Turkey Earthquake: Worst disaster in decades, says President Erdogan

A 7.8 magnitude earthquake hit south-eastern Turkey, near the Syrian border, causing devastation and the death toll has exceeded 2,300 people across both countries.

Seismologists said the first quake was one of the largest ever recorded in Turkey.

The US Geological Survey said the 7.8 magnitude tremor struck at 04:17 local time (01:17 GMT) at a depth of 17.9km (11 miles) near the city of Gaziantep.

Survivors said it lasted for about two minutes.

Twelve hours later, a second quake was triggered with a magnitude of 7.5, with its epicentre in the Elbistan district of Kahramanmaras province.

Several videos show buildings that were four or five storeys high collapsing as roads were destroyed to rubble as well.

Among the buildings destroyed was the more than 2000-years-old Gaziantep Castle, a historical landmark.

Turkey lies in one of the world’s most seismically active zones, with President Recep Tayyip Erdogan calling Monday’s disaster the worst the country had seen since 1939, when 33000 people lost their lives int the Erzincan earthquake in eastern Turkey.

The earthquake was powerful enough to be felt as far away as Cyprus, Lebanon and Israel.

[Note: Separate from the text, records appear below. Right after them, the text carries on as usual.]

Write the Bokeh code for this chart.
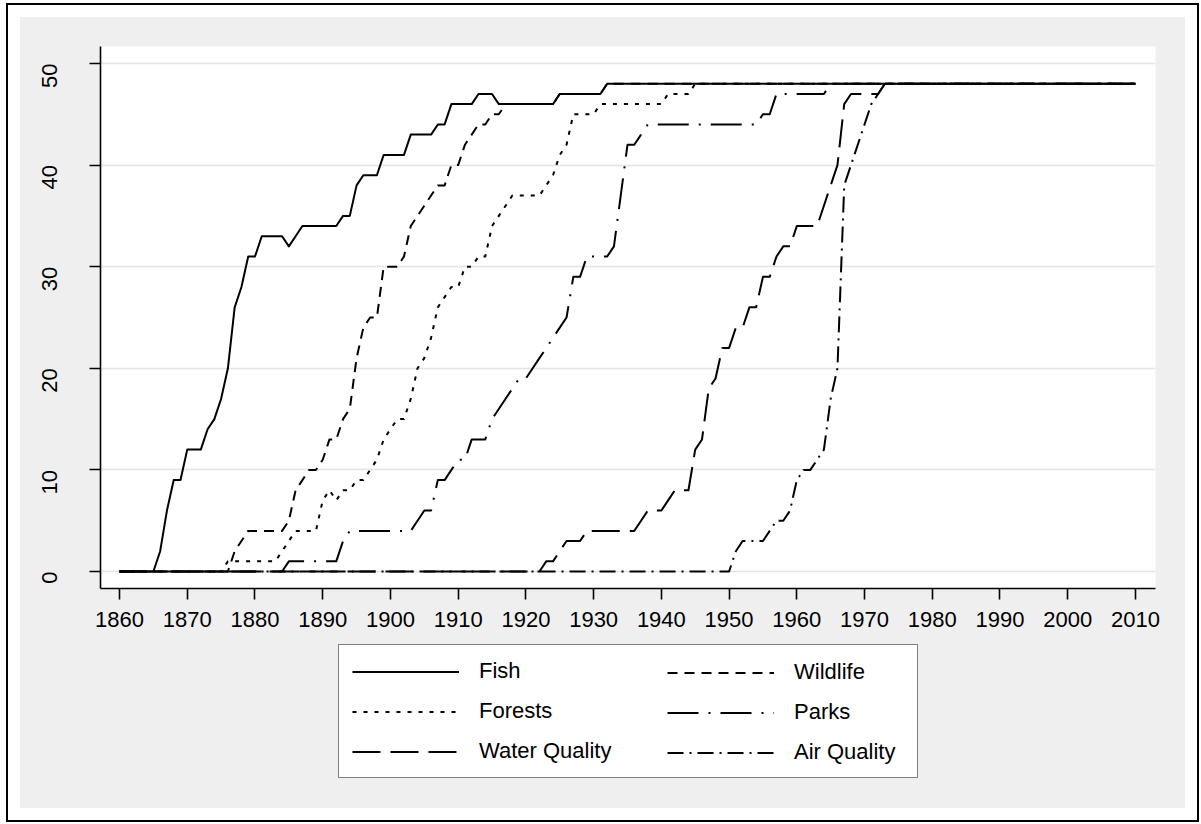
import math
from bokeh.plotting import figure
from bokeh.layouts import column
from bokeh.models import Range1d, FixedTicker, Legend, LegendItem
from bokeh.embed import file_html
from bokeh.resources import INLINE

# ---------------- data (number of states, by year) ----------------
years = list(range(1860, 2011))

fish = (
    [0, 0, 0, 0, 0, 0, 2, 6, 9, 9] +                 # 1860s
    [12, 12, 12, 14, 15, 17, 20, 26, 28, 31] +       # 1870s
    [31, 33, 33, 33, 33, 32, 33, 34, 34, 34] +       # 1880s
    [34, 34, 34, 35, 35, 38, 39, 39, 39, 41] +       # 1890s
    [41, 41, 41, 43, 43, 43, 43, 44, 44, 46] +       # 1900s
    [46, 46, 46, 47, 47, 47, 46, 46, 46, 46] +       # 1910s
    [46, 46, 46, 46, 46, 47, 47, 47, 47, 47] +       # 1920s
    [47, 47, 48, 48, 48, 48, 48, 48, 48, 48] +       # 1930s
    [48] * 71                                        # 1940-2010
)

wildlife = (
    [0, 0, 0, 0, 0, 0, 0, 0, 0, 0] +
    [0, 0, 0, 0, 0, 0, 0, 2, 3, 4] +
    [4, 4, 4, 4, 4, 5, 8, 9, 10, 10] +
    [11, 13, 13, 15, 16, 21, 24, 25, 25, 30] +
    [30, 30, 31, 34, 35, 36, 37, 38, 38, 40] +
    [40, 42, 43, 44, 44, 45, 45, 46, 46, 46] +
    [46, 46, 46, 46, 46, 47, 47, 47, 47, 47] +
    [47, 47, 48, 48, 48, 48, 48, 48, 48, 48] +
    [48] * 71
)

forests = (
    [0, 0, 0, 0, 0, 0, 0, 0, 0, 0] +
    [0, 0, 0, 0, 0, 0, 1, 1, 1, 1] +
    [1, 1, 1, 1, 2, 3, 4, 4, 4, 4] +
    [7, 8, 7, 8, 8, 9, 9, 10, 11, 13] +
    [14, 15, 15, 17, 20, 21, 23, 26, 27, 28] +
    [28, 30, 30, 31, 31, 34, 35, 36, 37, 37] +
    [37, 37, 37, 38, 39, 41, 42, 45, 45, 45] +
    [45, 46, 46, 46, 46, 46, 46, 46, 46, 46] +
    [46, 47, 47, 47, 47, 48, 48, 48, 48, 48] +
    [48] * 61
)

parks = (
    [0] * 20 +
    [0, 0, 0, 0, 0, 1, 1, 1, 1, 1] +
    [1, 1, 1, 3, 4, 4, 4, 4, 4, 4] +
    [4, 4, 4, 4, 5, 6, 6, 9, 9, 10] +
    [11, 11, 13, 13, 13, 15, 16, 17, 18, 19] +
    [19, 20, 21, 22, 23, 24, 25, 29, 29, 31] +
    [31, 31, 31, 32, 37, 42, 42, 43, 44, 44] +
    [44, 44, 44, 44, 44, 44, 44, 44, 44, 44] +
    [44, 44, 44, 44, 44, 45, 45, 47, 47, 47] +
    [47, 47, 47, 47, 47, 48, 48, 48, 48, 48] +
    [48] * 41
)

water_quality = (
    [0] * 60 +
    [0, 0, 0, 1, 1, 2, 3, 3, 3, 4] +
    [4, 4, 4, 4, 4, 4, 4, 5, 6, 6] +
    [6, 7, 8, 8, 8, 12, 13, 18, 19, 22] +
    [22, 24, 24, 26, 26, 29, 29, 31, 32, 32] +
    [34, 34, 34, 34, 36, 38, 40, 46, 47, 47] +
    [47, 47, 47, 48, 48, 48, 48, 48, 48, 48] +
    [48] * 41
)

air_quality = (
    [0] * 90 +
    [0, 2, 3, 3, 3, 3, 4, 5, 5, 6] +
    [9, 10, 10, 11, 12, 17, 20, 38, 40, 42] +
    [44, 46, 47, 48, 48, 48, 48, 48, 48, 48] +
    [48] * 41
)

series_names = ["Fish", "Wildlife", "Forests", "Parks", "Water Quality", "Air Quality"]
series_values = [fish, wildlife, forests, parks, water_quality, air_quality]
series_dash = ["solid", "10 7", "4 7", "31 10 2 10", "28 10", "16 6 2 6"]

x_ticks = list(range(1860, 2011, 10))
y_ticks = [0, 10, 20, 30, 40, 50]

FONT = "Liberation Sans"
FS = "22px"
PANEL = "#efefef"

# ---------------- main plot ----------------
p = figure(
    width=1165, height=623,
    output_backend="svg", toolbar_location=None,
    x_range=Range1d(1857.19, 2012.96), y_range=Range1d(-1.67, 51.67),
    min_border_left=80, min_border_right=30, min_border_top=29, min_border_bottom=52,
)
p.border_fill_color = PANEL
p.background_fill_color = "white"
p.outline_line_color = None

for ax in (p.xaxis[0], p.yaxis[0]):
    ax.axis_line_color = "black"
    ax.axis_line_width = 1.6
    ax.major_tick_line_color = "black"
    ax.major_tick_line_width = 1.6
    ax.major_tick_out = 11
    ax.major_tick_in = 0
    ax.minor_tick_out = 0
    ax.minor_tick_in = 0
    ax.major_label_text_font = FONT
    ax.major_label_text_font_size = FS
    ax.major_label_text_color = "black"

p.xaxis.ticker = FixedTicker(ticks=x_ticks)
p.yaxis.ticker = FixedTicker(ticks=y_ticks)
p.xaxis.major_label_standoff = 12
p.yaxis.major_label_standoff = 40
p.yaxis.major_label_orientation = math.pi / 2

p.xgrid.visible = False
p.ygrid.grid_line_color = "#e4e4e4"
p.ygrid.grid_line_width = 1.6
p.ygrid.ticker = FixedTicker(ticks=y_ticks)

for name, vals, dash in zip(series_names, series_values, series_dash):
    p.line(years, vals, line_color="black", line_width=2,
           line_dash=dash, line_join="round")

# ---------------- legend strip under the plot ----------------
lg = figure(
    width=1165, height=168,
    output_backend="svg", toolbar_location=None,
    x_range=Range1d(0, 1), y_range=Range1d(0, 1),
    x_axis_type=None, y_axis_type=None,
    min_border_left=0, min_border_right=0, min_border_top=0, min_border_bottom=0,
)
lg.border_fill_color = PANEL
lg.background_fill_color = PANEL
lg.outline_line_color = None
lg.grid.visible = False

# key renderers carry the same series (they fall outside this strip's ranges,
# so only their legend keys are seen)
keys = {}
for name, vals, dash in zip(series_names, series_values, series_dash):
    keys[name] = lg.line(years, vals, line_color="black", line_width=2,
                         line_dash=dash, line_join="round")

PAD = 13
LEG_X0 = 238      # left edge of legend box, from the left of the strip's frame
LEG_X1 = 554      # left edge of second column
LEG_Y = 30        # bottom of legend box, up from the bottom of the strip
common = dict(
    orientation="vertical",
    label_text_font=FONT, label_text_font_size=FS, label_text_color="black",
    glyph_width=107, glyph_height=25, label_height=25,
    label_standoff=20, padding=PAD, spacing=14, margin=0,
)
leg_a = Legend(
    items=[LegendItem(label=n, renderers=[keys[n]]) for n in ["Fish", "Forests", "Water Quality"]],
    location=(LEG_X0, LEG_Y),
    border_line_color="black", border_line_width=1.3,
    background_fill_color="white", background_fill_alpha=1.0,
    label_width=425,
    **common,
)
leg_b = Legend(
    items=[LegendItem(label=n, renderers=[keys[n]]) for n in ["Wildlife", "Parks", "Air Quality"]],
    location=(LEG_X1, LEG_Y),
    border_line_alpha=0.0, background_fill_alpha=0.0,
    **common,
)
lg.add_layout(leg_a, "center")
lg.add_layout(leg_b, "center")

page = column(p, lg, styles={"margin-left": "20px", "margin-top": "17px",
                             "background-color": PANEL,
                             "outline": "2px solid black", "outline-offset": "12px"})

open("out.html", "w").write(file_html(page, INLINE))
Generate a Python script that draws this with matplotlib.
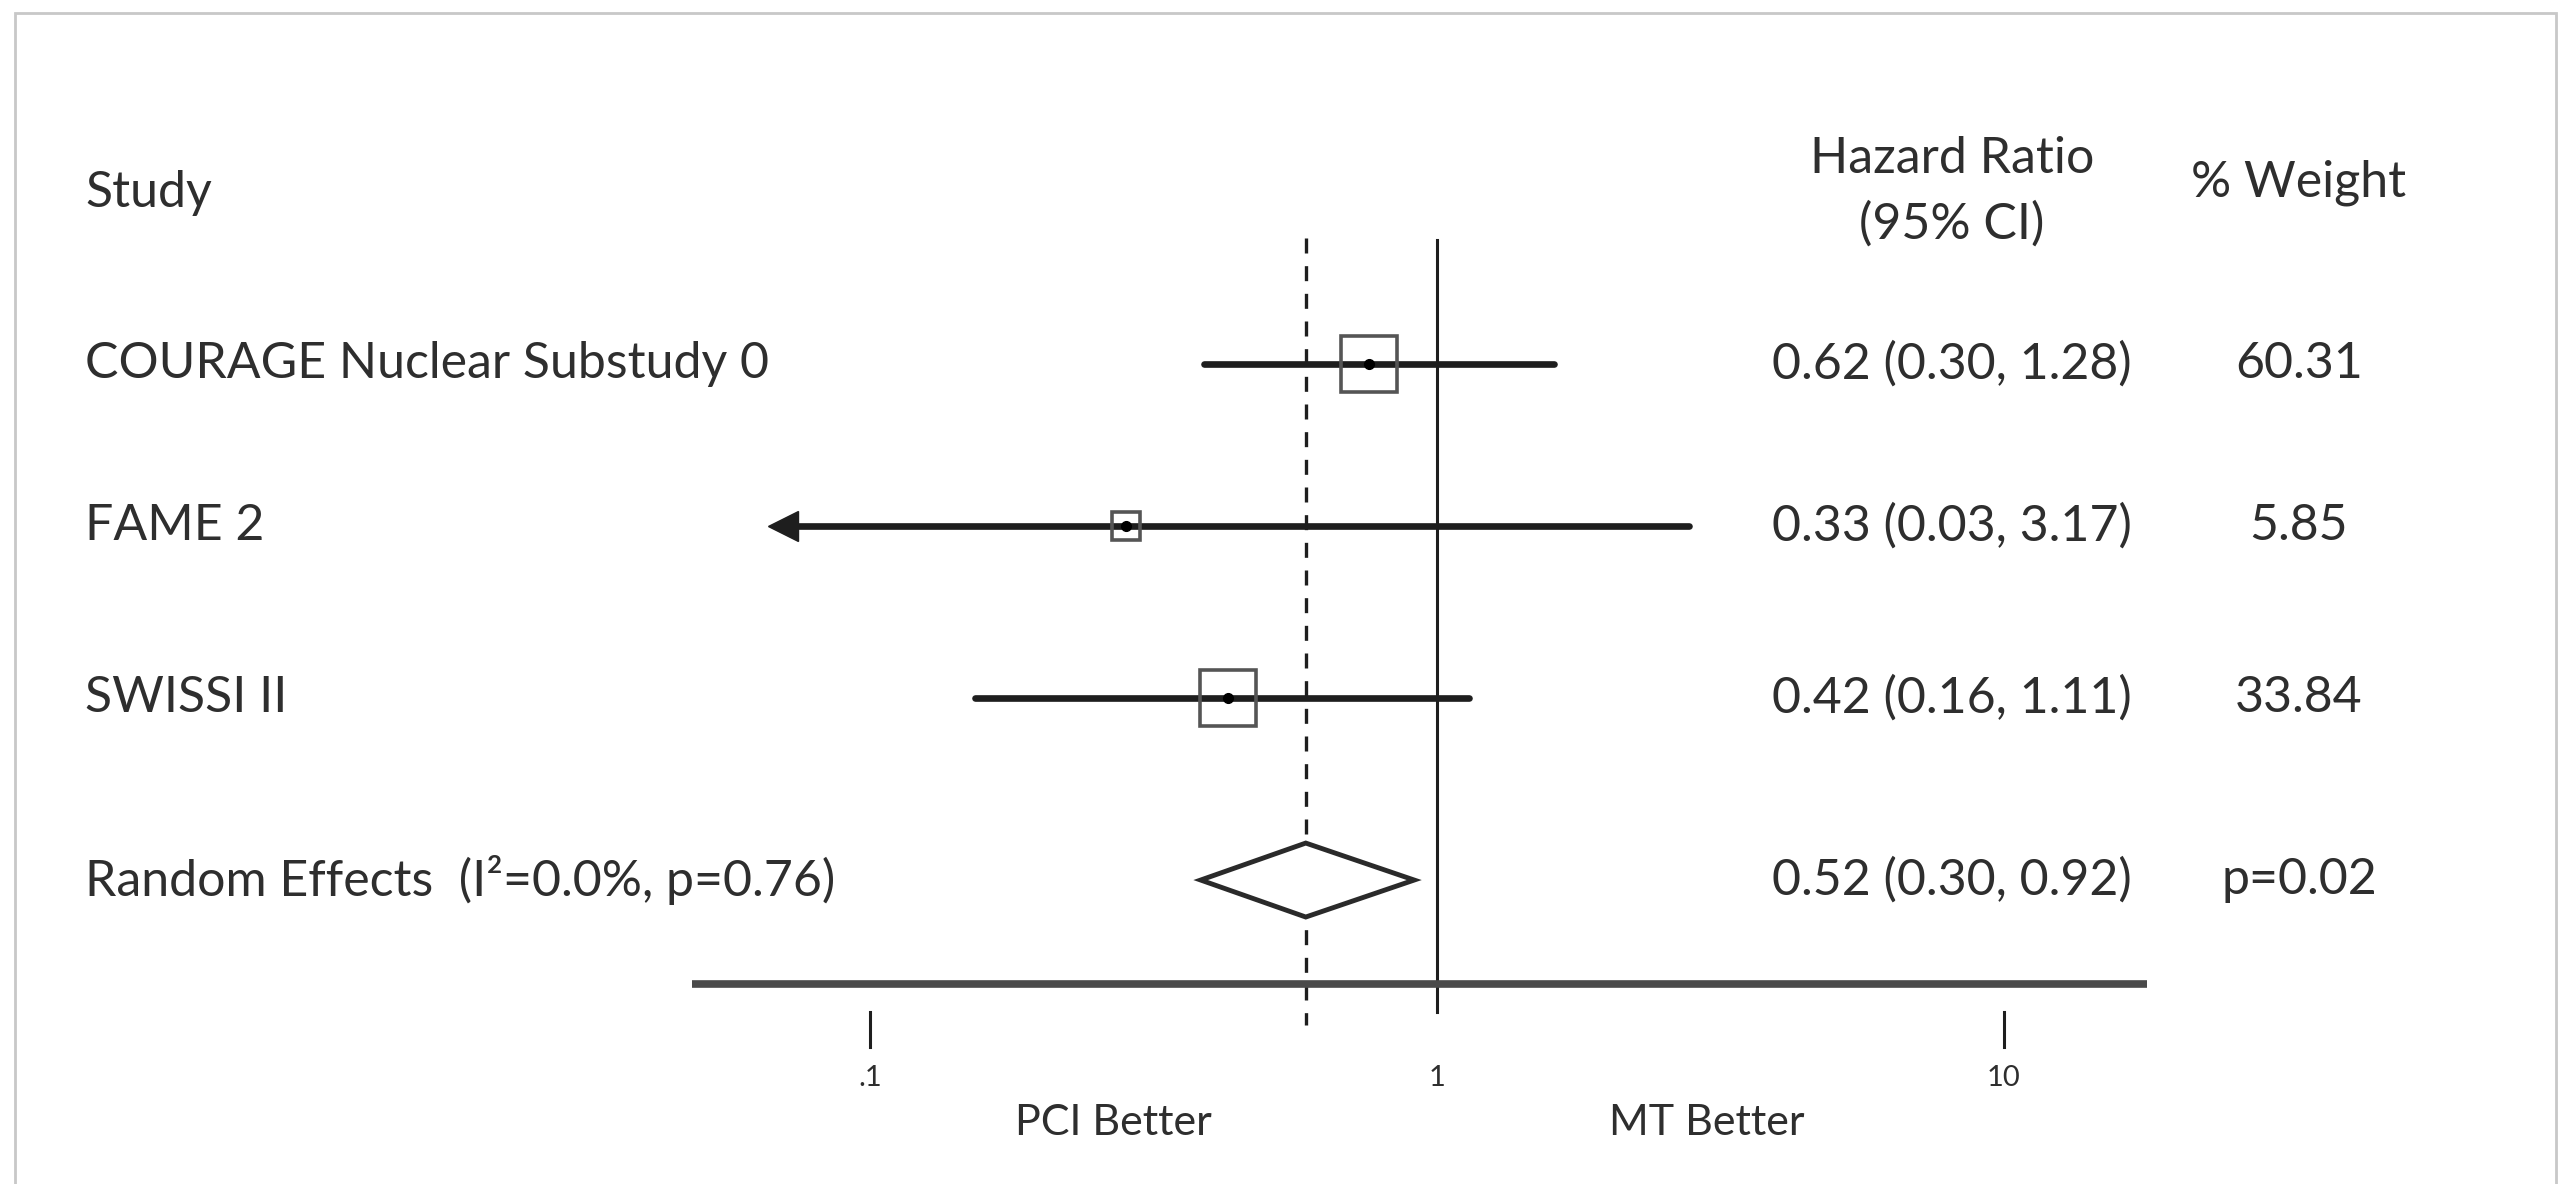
import matplotlib
matplotlib.use("Agg")
import matplotlib.pyplot as plt
import matplotlib.transforms as mtransforms
from matplotlib.patches import Rectangle, Polygon

plt.rcParams['font.family'] = ['Lato', 'DejaVu Sans']

# data
studies = ["COURAGE Nuclear Substudy 0", "FAME 2", "SWISSI II"]
hr_plot = [0.76, 0.283, 0.428]      # drawn box positions
lo_plot = [0.388, 0.0702, 0.153]    # FAME 2 lower limit is clipped (arrow)
hi_plot = [1.61, 2.79, 1.137]
box_size = [40, 20, 40]
hr_text = ["0.62 (0.30, 1.28)", "0.33 (0.03, 3.17)", "0.42 (0.16, 1.11)"]
weight_text = ["60.31", "5.85", "33.84"]

pooled_label = "Random Effects  (I²=0.0%, p=0.76)"
pooled_hr = 0.587
pooled_lo = 0.383
pooled_hi = 0.912
pooled_text = "0.52 (0.30, 0.92)"
pooled_p = "p=0.02"

xticks = [0.1, 1, 10]
xtick_labels = [".1", "1", "10"]

# layout (row units, rows go downwards)
row_y = [0, 0.942, 1.942, 3.0]
axis_y = 3.605

fig = plt.figure(figsize=(25.66, 11.84), dpi=100)
ax = fig.add_axes([692 / 2566, 0, 1455 / 2566, 1])
ax.set_xscale('log')
ax.set_xlim(0.0485, 17.9)
ax.set_ylim(4.767, -2.116)
ax.axis('off')

tc = '#2e2e2e'
lc = '#1e1e1e'
fs = 36

# reference lines
ax.plot([1, 1], [-0.72, 3.77], color=lc, lw=2.2, zorder=2)
ax.plot([pooled_hr, pooled_hr], [-0.73, 3.84], color=lc, lw=2.4,
        dashes=(4.5, 3.8), zorder=2)

# x axis line + ticks
ax.plot([0.0485, 17.9], [axis_y, axis_y], color='#4a4a4a', lw=5.5, solid_capstyle='butt')
for t, lab in zip(xticks, xtick_labels):
    if t != 1:
        ax.plot([t, t], [3.77, 3.97], color=lc, lw=2.2)
    ax.text(t, 4.15, lab, ha='center', va='center', fontsize=21, color=tc)
ax.text(0.269, 4.41, "PCI Better", ha='center', va='center', fontsize=31, color=tc)
ax.text(2.99, 4.41, "MT Better", ha='center', va='center', fontsize=31, color=tc)

# study rows
for i in range(len(studies)):
    y = row_y[i]
    ax.plot([lo_plot[i], hi_plot[i]], [y, y], color=lc, lw=4.8, solid_capstyle='round', zorder=3)
    if lo_plot[i] < 0.1:
        ax.plot(lo_plot[i], y, marker='<', ms=22, color=lc, mec=lc, zorder=4)
    ax.plot(hr_plot[i], y, marker='s', ms=box_size[i], mfc='none', mec='#555555',
            mew=2.6, zorder=4)
    ax.plot(hr_plot[i], y, marker='o', ms=7, color='black', zorder=5)

# pooled diamond
yp = row_y[3]
h = 0.215
diamond = Polygon([[pooled_lo, yp], [pooled_hr, yp - h], [pooled_hi, yp], [pooled_hr, yp + h]],
                  closed=True, facecolor='white', edgecolor='#2a2a2a', lw=3.5, zorder=4)
ax.add_patch(diamond)

# text columns
tr = mtransforms.blended_transform_factory(fig.transFigure, ax.transData)
x_study = 85 / 2566
x_hr = 1952 / 2566
x_w = 2299 / 2566
ax.text(x_study, -0.994, "Study", transform=tr, ha='left', va='center', fontsize=fs, color=tc)
ax.text(x_hr, -1.19, "Hazard Ratio", transform=tr, ha='center', va='center', fontsize=fs, color=tc)
ax.text(x_hr, -0.814, "(95% CI)", transform=tr, ha='center', va='center', fontsize=fs, color=tc)
ax.text(x_w, -1.052, "% Weight", transform=tr, ha='center', va='center', fontsize=fs, color=tc)

for i in range(len(studies)):
    ax.text(x_study, row_y[i], studies[i], transform=tr, ha='left', va='center', fontsize=fs, color=tc)
    ax.text(x_hr, row_y[i], hr_text[i], transform=tr, ha='center', va='center', fontsize=fs, color=tc)
    ax.text(x_w, row_y[i], weight_text[i], transform=tr, ha='center', va='center', fontsize=fs, color=tc)
ax.text(x_study, yp, pooled_label, transform=tr, ha='left', va='center', fontsize=fs, color=tc)
ax.text(x_hr, yp, pooled_text, transform=tr, ha='center', va='center', fontsize=fs, color=tc)
ax.text(x_w, yp, pooled_p, transform=tr, ha='center', va='center', fontsize=fs, color=tc)

# frame around the figure
fig.patches.append(Rectangle((15 / 2566, -0.05), 2541 / 2566, 1.05 - 13 / 1184,
                             transform=fig.transFigure, fill=False,
                             edgecolor='#c8c8c8', lw=2))

fig.savefig("out.png", dpi=100)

The country’s energy infrastructure also took a hit, as videos have emerged showing large fires in the southern parts, as social media users claimed they were caused by damage to gas pipelines from the strong tremors.

Many thousands of people have been injured, at least 5,385 people in Turkey and 2,000 in Syria. Those numbers, along with the death toll, are unfortunately still expected to rise, as rescuers comb through mountains of rubble in freezing, snowy weather.